▶ PROVIDED MATERIAL
>>
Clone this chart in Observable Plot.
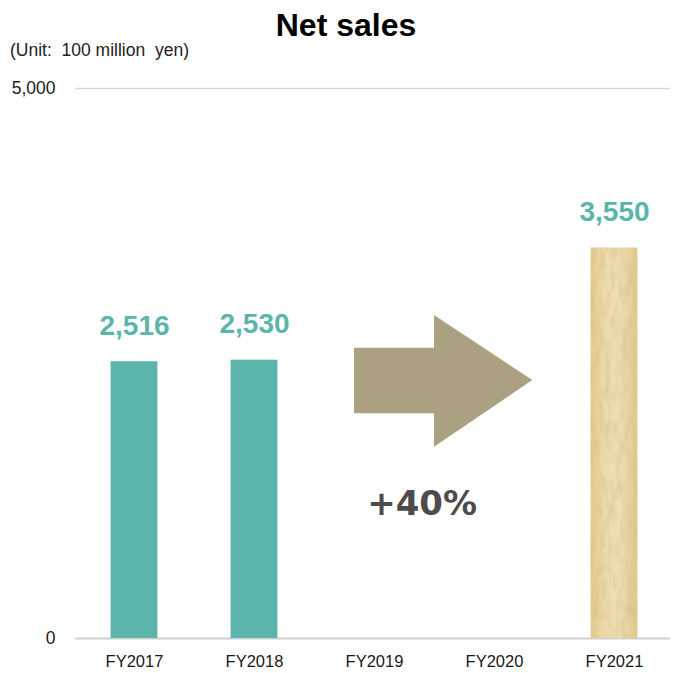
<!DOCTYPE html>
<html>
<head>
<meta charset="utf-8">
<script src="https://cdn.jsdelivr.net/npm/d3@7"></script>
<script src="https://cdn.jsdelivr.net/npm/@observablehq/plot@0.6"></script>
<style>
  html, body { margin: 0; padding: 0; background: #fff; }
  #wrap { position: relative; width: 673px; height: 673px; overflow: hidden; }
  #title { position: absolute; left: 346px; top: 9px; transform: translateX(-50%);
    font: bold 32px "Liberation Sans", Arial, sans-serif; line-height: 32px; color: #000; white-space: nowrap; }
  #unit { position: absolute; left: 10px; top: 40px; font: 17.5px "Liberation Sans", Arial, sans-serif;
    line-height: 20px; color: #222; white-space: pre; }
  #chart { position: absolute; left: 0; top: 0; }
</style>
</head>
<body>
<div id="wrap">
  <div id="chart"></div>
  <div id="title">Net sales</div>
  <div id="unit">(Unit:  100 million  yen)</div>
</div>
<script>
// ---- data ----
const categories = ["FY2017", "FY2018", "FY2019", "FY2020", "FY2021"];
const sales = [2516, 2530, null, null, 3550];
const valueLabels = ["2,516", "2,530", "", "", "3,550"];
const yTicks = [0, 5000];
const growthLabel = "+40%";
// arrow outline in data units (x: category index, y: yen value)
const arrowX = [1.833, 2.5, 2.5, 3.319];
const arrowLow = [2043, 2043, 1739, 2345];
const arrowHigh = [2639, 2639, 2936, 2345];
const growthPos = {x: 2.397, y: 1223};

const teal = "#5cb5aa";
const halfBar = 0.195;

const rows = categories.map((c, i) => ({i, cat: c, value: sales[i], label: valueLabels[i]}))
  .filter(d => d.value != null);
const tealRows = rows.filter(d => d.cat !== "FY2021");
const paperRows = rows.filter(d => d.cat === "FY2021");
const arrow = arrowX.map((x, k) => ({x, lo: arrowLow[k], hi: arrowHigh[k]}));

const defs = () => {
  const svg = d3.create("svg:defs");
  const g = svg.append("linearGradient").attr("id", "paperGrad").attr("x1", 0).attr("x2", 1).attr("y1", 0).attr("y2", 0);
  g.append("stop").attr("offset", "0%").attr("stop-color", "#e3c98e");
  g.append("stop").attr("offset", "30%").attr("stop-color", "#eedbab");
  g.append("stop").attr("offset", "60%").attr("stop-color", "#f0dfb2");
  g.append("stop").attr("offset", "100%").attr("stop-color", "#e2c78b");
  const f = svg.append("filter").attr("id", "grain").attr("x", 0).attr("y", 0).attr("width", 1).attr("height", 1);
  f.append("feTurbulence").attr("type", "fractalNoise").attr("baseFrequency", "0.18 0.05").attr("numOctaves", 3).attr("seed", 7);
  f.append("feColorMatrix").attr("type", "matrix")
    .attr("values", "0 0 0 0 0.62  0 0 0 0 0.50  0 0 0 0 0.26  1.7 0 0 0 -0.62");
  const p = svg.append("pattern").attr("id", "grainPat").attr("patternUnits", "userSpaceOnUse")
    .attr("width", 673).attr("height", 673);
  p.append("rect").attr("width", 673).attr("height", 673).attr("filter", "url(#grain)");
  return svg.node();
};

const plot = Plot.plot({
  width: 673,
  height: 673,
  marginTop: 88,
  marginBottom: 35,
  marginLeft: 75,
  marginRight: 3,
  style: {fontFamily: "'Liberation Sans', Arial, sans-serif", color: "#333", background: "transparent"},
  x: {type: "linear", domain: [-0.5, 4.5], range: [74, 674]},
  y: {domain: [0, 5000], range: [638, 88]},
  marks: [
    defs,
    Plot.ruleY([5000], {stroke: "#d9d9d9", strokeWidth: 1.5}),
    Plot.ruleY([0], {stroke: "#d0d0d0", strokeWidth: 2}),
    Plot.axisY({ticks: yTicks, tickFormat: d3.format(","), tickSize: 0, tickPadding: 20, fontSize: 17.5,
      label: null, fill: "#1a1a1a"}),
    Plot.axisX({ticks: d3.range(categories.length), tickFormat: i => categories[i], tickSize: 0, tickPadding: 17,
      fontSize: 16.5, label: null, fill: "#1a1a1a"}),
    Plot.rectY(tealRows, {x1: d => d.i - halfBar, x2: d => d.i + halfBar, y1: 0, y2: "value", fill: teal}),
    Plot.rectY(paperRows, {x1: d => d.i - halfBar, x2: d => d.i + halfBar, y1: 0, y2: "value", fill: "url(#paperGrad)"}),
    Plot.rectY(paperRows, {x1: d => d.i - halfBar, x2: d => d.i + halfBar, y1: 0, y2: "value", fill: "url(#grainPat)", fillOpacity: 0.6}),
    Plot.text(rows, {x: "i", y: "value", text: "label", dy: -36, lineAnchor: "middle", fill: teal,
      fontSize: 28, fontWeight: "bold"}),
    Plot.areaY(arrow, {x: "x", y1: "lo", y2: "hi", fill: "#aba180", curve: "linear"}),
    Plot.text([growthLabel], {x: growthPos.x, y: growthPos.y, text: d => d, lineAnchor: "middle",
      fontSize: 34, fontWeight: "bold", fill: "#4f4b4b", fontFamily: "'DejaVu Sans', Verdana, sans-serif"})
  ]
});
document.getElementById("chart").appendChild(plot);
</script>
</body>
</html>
<<
Images in the data above are to be skipped. Retype all other material exactly.

Clone this chart in Observable Plot.
<!DOCTYPE html>
<html>
<head>
<meta charset="utf-8">
<script src="https://cdn.jsdelivr.net/npm/d3@7"></script>
<script src="https://cdn.jsdelivr.net/npm/@observablehq/plot@0.6"></script>
<style>
  html, body { margin: 0; padding: 0; background: #fff; }
  #wrap { position: relative; width: 673px; height: 673px; overflow: hidden; }
  #title { position: absolute; left: 346px; top: 9px; transform: translateX(-50%);
    font: bold 32px "Liberation Sans", Arial, sans-serif; line-height: 32px; color: #000; white-space: nowrap; }
  #unit { position: absolute; left: 10px; top: 40px; font: 17.5px "Liberation Sans", Arial, sans-serif;
    line-height: 20px; color: #222; white-space: pre; }
  #chart { position: absolute; left: 0; top: 0; }
</style>
</head>
<body>
<div id="wrap">
  <div id="chart"></div>
  <div id="title">Net sales</div>
  <div id="unit">(Unit:  100 million  yen)</div>
</div>
<script>
// ---- data ----
const categories = ["FY2017", "FY2018", "FY2019", "FY2020", "FY2021"];
const sales = [2516, 2530, null, null, 3550];
const valueLabels = ["2,516", "2,530", "", "", "3,550"];
const yTicks = [0, 5000];
const growthLabel = "+40%";
// arrow outline in data units (x: category index, y: yen value)
const arrowX = [1.833, 2.5, 2.5, 3.319];
const arrowLow = [2043, 2043, 1739, 2345];
const arrowHigh = [2639, 2639, 2936, 2345];
const growthPos = {x: 2.397, y: 1223};

const teal = "#5cb5aa";
const halfBar = 0.195;

const rows = categories.map((c, i) => ({i, cat: c, value: sales[i], label: valueLabels[i]}))
  .filter(d => d.value != null);
const tealRows = rows.filter(d => d.cat !== "FY2021");
const paperRows = rows.filter(d => d.cat === "FY2021");
const arrow = arrowX.map((x, k) => ({x, lo: arrowLow[k], hi: arrowHigh[k]}));

const defs = () => {
  const svg = d3.create("svg:defs");
  const g = svg.append("linearGradient").attr("id", "paperGrad").attr("x1", 0).attr("x2", 1).attr("y1", 0).attr("y2", 0);
  g.append("stop").attr("offset", "0%").attr("stop-color", "#e3c98e");
  g.append("stop").attr("offset", "30%").attr("stop-color", "#eedbab");
  g.append("stop").attr("offset", "60%").attr("stop-color", "#f0dfb2");
  g.append("stop").attr("offset", "100%").attr("stop-color", "#e2c78b");
  const f = svg.append("filter").attr("id", "grain").attr("x", 0).attr("y", 0).attr("width", 1).attr("height", 1);
  f.append("feTurbulence").attr("type", "fractalNoise").attr("baseFrequency", "0.18 0.05").attr("numOctaves", 3).attr("seed", 7);
  f.append("feColorMatrix").attr("type", "matrix")
    .attr("values", "0 0 0 0 0.62  0 0 0 0 0.50  0 0 0 0 0.26  1.7 0 0 0 -0.62");
  const p = svg.append("pattern").attr("id", "grainPat").attr("patternUnits", "userSpaceOnUse")
    .attr("width", 673).attr("height", 673);
  p.append("rect").attr("width", 673).attr("height", 673).attr("filter", "url(#grain)");
  return svg.node();
};

const plot = Plot.plot({
  width: 673,
  height: 673,
  marginTop: 88,
  marginBottom: 35,
  marginLeft: 75,
  marginRight: 3,
  style: {fontFamily: "'Liberation Sans', Arial, sans-serif", color: "#333", background: "transparent"},
  x: {type: "linear", domain: [-0.5, 4.5], range: [74, 674]},
  y: {domain: [0, 5000], range: [638, 88]},
  marks: [
    defs,
    Plot.ruleY([5000], {stroke: "#d9d9d9", strokeWidth: 1.5}),
    Plot.ruleY([0], {stroke: "#d0d0d0", strokeWidth: 2}),
    Plot.axisY({ticks: yTicks, tickFormat: d3.format(","), tickSize: 0, tickPadding: 20, fontSize: 17.5,
      label: null, fill: "#1a1a1a"}),
    Plot.axisX({ticks: d3.range(categories.length), tickFormat: i => categories[i], tickSize: 0, tickPadding: 17,
      fontSize: 16.5, label: null, fill: "#1a1a1a"}),
    Plot.rectY(tealRows, {x1: d => d.i - halfBar, x2: d => d.i + halfBar, y1: 0, y2: "value", fill: teal}),
    Plot.rectY(paperRows, {x1: d => d.i - halfBar, x2: d => d.i + halfBar, y1: 0, y2: "value", fill: "url(#paperGrad)"}),
    Plot.rectY(paperRows, {x1: d => d.i - halfBar, x2: d => d.i + halfBar, y1: 0, y2: "value", fill: "url(#grainPat)", fillOpacity: 0.6}),
    Plot.text(rows, {x: "i", y: "value", text: "label", dy: -36, lineAnchor: "middle", fill: teal,
      fontSize: 28, fontWeight: "bold"}),
    Plot.areaY(arrow, {x: "x", y1: "lo", y2: "hi", fill: "#aba180", curve: "linear"}),
    Plot.text([growthLabel], {x: growthPos.x, y: growthPos.y, text: d => d, lineAnchor: "middle",
      fontSize: 34, fontWeight: "bold", fill: "#4f4b4b", fontFamily: "'DejaVu Sans', Verdana, sans-serif"})
  ]
});
document.getElementById("chart").appendChild(plot);
</script>
</body>
</html>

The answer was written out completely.